Improving employee skills and capabilities is particularly important because, despite many fears that automation will decimate workforces, most business leaders say that advancing technologies like automation are actually creating jobs (56%). What’s more notably impacting inside the company is that technologies are leading to the creation of new roles, and for some business leaders (34%), it’s been a struggle to fill them.
As Asia Pacific becomes more digitally connected and competitive its business community will need to meet the growing consumer and greater societal expectations of an inclusive future. Business leaders already believe that expanding access to high-quality education at all levels and improving transportation can enable more people to participate in and benefit from growth and trade in the APEC economies. Increasing more affordable high-speed internet access also ranks high in their list of effective policy actions.
Yet when it comes to their own corporate action on creating a more inclusive society there is room for improvement.
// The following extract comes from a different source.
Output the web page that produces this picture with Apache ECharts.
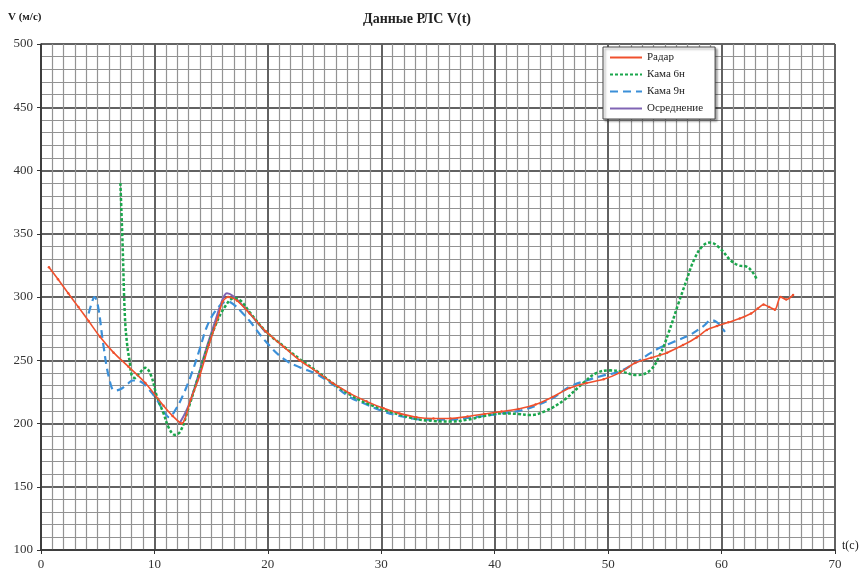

One third of respondents say their business makes no contribution to improving core APEC infrastructure issues including ensuring more stable food prices (39%), improved access to water and sanitation (33%), more reliable access to power and electricity (33%) and more affordable high speed internet access (also 33%). In their defense, many companies may not have the ability to have a direct impact on these individual issues. While many companies may not have the ability to have a direct impact on these individual issues, the infrastructure issues cited relate to specific UN Sustainable Development Goals that every APEC economy has endorsed. Moving forward, companies operating in those countries will also want to show how they are helping to meet those goals as part of their license to operate. If not, their digitally connected consumers, customers, employees and regulators will want to know why.